-- Set problem --
Collect from the data below each line with "this".

-- Data supplied --
▼▼▼
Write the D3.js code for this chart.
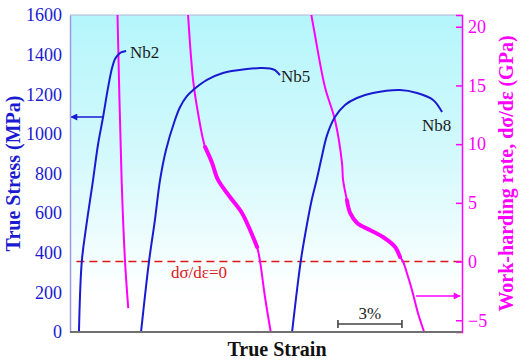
<!DOCTYPE html>
<html><head><meta charset="utf-8">
<script src="https://cdn.jsdelivr.net/npm/d3@7/dist/d3.min.js"></script>
<style>body{margin:0;background:#fff}svg{display:block}</style>
</head><body>
<svg id="c" width="528" height="364"></svg>
<script>
// ---- data (strain in %, curves shifted horizontally as in the figure) ----
const seriesNames = ["Nb2", "Nb5", "Nb8"];
const nb2Strain = [0.42,0.55,0.75,1.08,1.31,1.55,1.78,1.97,2.11,2.25,2.39,2.63];
const nb2Stress = [0,353,525,767,944,1085,1231,1332,1378,1398,1411,1418];
const nb5Strain = [3.33,3.70,3.98,4.22,4.50,4.92,5.16,5.48,5.77,6.42,7.17,8.30,8.91,9.38,9.61,9.84];
const nb5Stress = [0,353,565,767,919,1070,1136,1191,1221,1272,1307,1327,1332,1330,1322,1297];
const nb8Strain = [10.41,10.81,11.06,11.33,11.56,11.77,12.05,12.42,12.89,13.45,14.20,15.47,16.27,17.02,17.44];
const nb8Stress = [0,353,515,666,767,868,994,1085,1146,1181,1206,1221,1206,1171,1110];

const nb2WhrStrain = [2.21,2.42,2.58,2.73];
const nb2Whr = [22.3,6.95,0,-3.96];
const nb5WhrStrain = [5.49,5.77,6.00,6.33,6.66,6.94,7.50,8.06,8.44,8.77,8.91,9.14,9.41];
const nb5Whr = [22.28,15.47,12.65,9.76,8.40,6.95,5.50,4.14,2.69,1.24,0,-3.02,-6];
const nb8WhrStrain = [11.27,11.44,11.95,12.42,12.75,12.80,12.98,13.13,13.46,14.06,14.67,15.24,15.47,15.61,15.85,16.03,16.31,16.60];
const nb8Whr = [21.43,19.72,14.87,12.06,8.40,6.95,5.24,4.14,3.28,2.69,2.09,1.24,0.39,0,-1.32,-2.42,-4.38,-6];
// strain ranges where the measured work-hardening rate is noisy
const noiseRanges = [null, [6.10, 8.80], [12.95, 15.50]];

const stressTicks = [0,200,400,600,800,1000,1200,1400,1600];
const whrTicks = [-5,0,5,10,15,20];
const stressArrowValue = 1085, stressArrowFrom = 1.55;
const whrArrowValue = -2.93, whrArrowFrom = 16.22;
const scaleBarStart = 12.56, scaleBarLength = 3;

// ---- layout ----
const L = 70, R = 462, T = 15, B = 332;
const svg = d3.select("#c");
const x = d3.scaleLinear().domain([0, 18.375]).range([L, R]);
const yS = d3.scaleLinear().domain([0, 1600]).range([B, T]);
const yW = d3.scaleLinear().domain([-6, 21]).range([B, T]);

const defs = svg.append("defs");
const g = defs.append("linearGradient").attr("id","bg").attr("x1",0).attr("y1",0).attr("x2",0).attr("y2",1);
g.append("stop").attr("offset","0%").attr("stop-color","#b4f6fb");
g.append("stop").attr("offset","45%").attr("stop-color","#d4f9fc");
g.append("stop").attr("offset","88%").attr("stop-color","#ffffff");
defs.append("clipPath").attr("id","clip").append("rect").attr("x",L).attr("y",T).attr("width",R-L).attr("height",B-T);
const mk = (id, col) => defs.append("marker").attr("id",id).attr("viewBox","0 0 10 10").attr("refX",9).attr("refY",5)
  .attr("markerWidth",10).attr("markerHeight",7).attr("markerUnits","userSpaceOnUse").attr("orient","auto")
  .append("path").attr("d","M0,0L10,5L0,10z").attr("fill",col);
mk("ab","#1a1ad0"); mk("ap","#ff00ff");

svg.append("rect").attr("x",L).attr("y",T).attr("width",R-L).attr("height",B-T).attr("fill","url(#bg)");
svg.append("line").attr("x1",L).attr("x2",R).attr("y1",T).attr("y2",T).attr("stroke","#b0b8d0").attr("stroke-width",1);

const serif = "Liberation Serif, Times New Roman, serif";
const blue = "#1a1ad0", pink = "#ff00ff";
const plot = svg.append("g").attr("clip-path","url(#clip)");

// zero line of work-hardening rate
plot.append("line").attr("x1",x(0.3)).attr("x2",R).attr("y1",yW(0)).attr("y2",yW(0))
  .attr("stroke","#e01818").attr("stroke-width",1.6).attr("stroke-dasharray","8,5");

const stressCurves = [[nb2Strain,nb2Stress],[nb5Strain,nb5Stress],[nb8Strain,nb8Stress]];
const whrCurves = [[nb2WhrStrain,nb2Whr],[nb5WhrStrain,nb5Whr],[nb8WhrStrain,nb8Whr]];
const lineS = d3.line().x(d=>x(d[0])).y(d=>yS(d[1])).curve(d3.curveCatmullRom.alpha(0.5));
const lineW = d3.line().x(d=>x(d[0])).y(d=>yW(d[1])).curve(d3.curveCatmullRom.alpha(0.5));

whrCurves.forEach(([s,v],i) => {
  const pts = s.map((d,k)=>[d,v[k]]);
  plot.append("path").attr("d",lineW(pts)).attr("fill","none").attr("stroke",pink).attr("stroke-width",2);
  const nr = noiseRanges[i];
  if (nr) {
    const sub = pts.filter(p => p[0] >= nr[0] && p[0] <= nr[1]);
    plot.append("path").attr("d",lineW(sub)).attr("fill","none").attr("stroke",pink)
      .attr("stroke-width",4).attr("stroke-linecap","round");
  }
});
stressCurves.forEach(([s,v]) => {
  const pts = s.map((d,k)=>[d,v[k]]);
  plot.append("path").attr("d",lineS(pts)).attr("fill","none").attr("stroke",blue).attr("stroke-width",2);
});

// arrows
svg.append("line").attr("x1",x(stressArrowFrom)).attr("x2",L+1).attr("y1",yS(stressArrowValue)).attr("y2",yS(stressArrowValue))
  .attr("stroke",blue).attr("stroke-width",1.6).attr("marker-end","url(#ab)");
svg.append("line").attr("x1",x(whrArrowFrom)).attr("x2",R-2).attr("y1",yW(whrArrowValue)).attr("y2",yW(whrArrowValue))
  .attr("stroke",pink).attr("stroke-width",1.6).attr("marker-end","url(#ap)");

// series labels
const labelPos = [[nb2Strain, nb2Stress, 4, 7], [nb5Strain, nb5Stress, 1, 7], [nb8Strain, nb8Stress, -20, 19]];
labelPos.forEach(([s,v,dx,dy],i) => {
  const n = s.length-1;
  svg.append("text").attr("x",x(s[n])+dx).attr("y",yS(v[n])+dy).text(seriesNames[i])
    .style("font-family",serif).attr("font-size",17).attr("fill","#1a1a1a");
});

svg.append("text").attr("x",199).attr("y",yW(0)+16).attr("text-anchor","middle").text("dσ/dε=0")
  .style("font-family",serif).attr("font-size",17).attr("fill","#e01818");

// scale bar
const sb = svg.append("g").attr("stroke","#444").attr("stroke-width",1.6);
const sby = 324;
sb.append("line").attr("x1",x(scaleBarStart)).attr("x2",x(scaleBarStart+scaleBarLength)).attr("y1",sby).attr("y2",sby);
sb.append("line").attr("x1",x(scaleBarStart)).attr("x2",x(scaleBarStart)).attr("y1",sby-4).attr("y2",sby+4);
sb.append("line").attr("x1",x(scaleBarStart+scaleBarLength)).attr("x2",x(scaleBarStart+scaleBarLength)).attr("y1",sby-4).attr("y2",sby+4);
svg.append("text").attr("x",x(scaleBarStart+scaleBarLength/2)).attr("y",sby-5).attr("text-anchor","middle").text("3%")
  .style("font-family",serif).attr("font-size",17).attr("fill","#222");

// axes
const ax = svg.append("g").attr("transform",`translate(${L},0)`)
  .call(d3.axisLeft(yS).tickValues(stressTicks).tickFormat(d3.format("d")).tickSize(0).tickPadding(8));
ax.select(".domain").attr("stroke","#9a9ae0").attr("stroke-width",1.5);
ax.selectAll("text").style("font-family",serif).attr("font-size",18).attr("fill","#1a1ad0");

const ar = svg.append("g").attr("transform",`translate(${R},0)`)
  .call(d3.axisRight(yW).tickValues(whrTicks).tickFormat(d3.format("d")).tickSize(-6).tickPadding(6));
ar.select(".domain").attr("stroke",pink).attr("stroke-width",1.5);
ar.selectAll(".tick line").attr("stroke",pink).attr("stroke-width",1.5);
ar.selectAll("text").style("font-family",serif).attr("font-size",18).attr("fill",pink);

svg.append("line").attr("x1",L).attr("x2",R).attr("y1",B).attr("y2",B).attr("stroke","#707070").attr("stroke-width",2);

// titles
svg.append("text").attr("transform",`translate(20,${(T+B)/2}) rotate(-90)`).attr("text-anchor","middle")
  .text("True Stress (MPa)").style("font-family",serif).attr("font-weight","bold").attr("font-size",20).attr("fill","#1a1ad0");
svg.append("text").attr("transform",`translate(513,${(T+B)/2}) rotate(-90)`).attr("text-anchor","middle")
  .text("Work-harding rate, dσ/dε (GPa)").style("font-family",serif).attr("font-weight","bold").attr("font-size",20).attr("fill",pink);
svg.append("text").attr("x",277).attr("y",356).attr("text-anchor","middle").text("True Strain")
  .style("font-family",serif).attr("font-weight","bold").attr("font-size",20).attr("fill","#111");
</script>
</body></html>
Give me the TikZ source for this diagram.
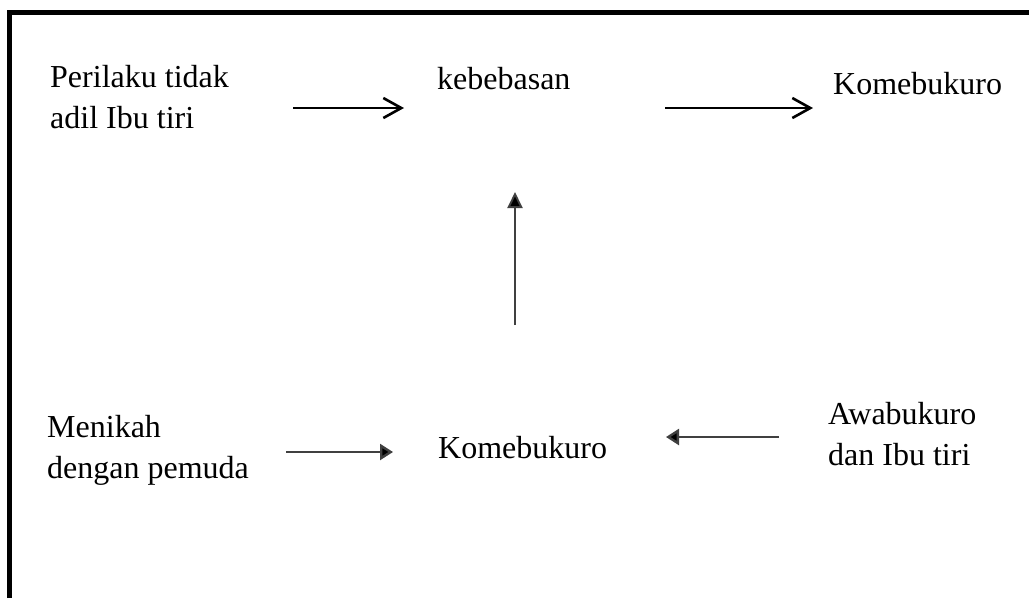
▲▲▲
-- Exercise response --
Write the D3.js code for this chart.
Give me the TikZ source for this diagram.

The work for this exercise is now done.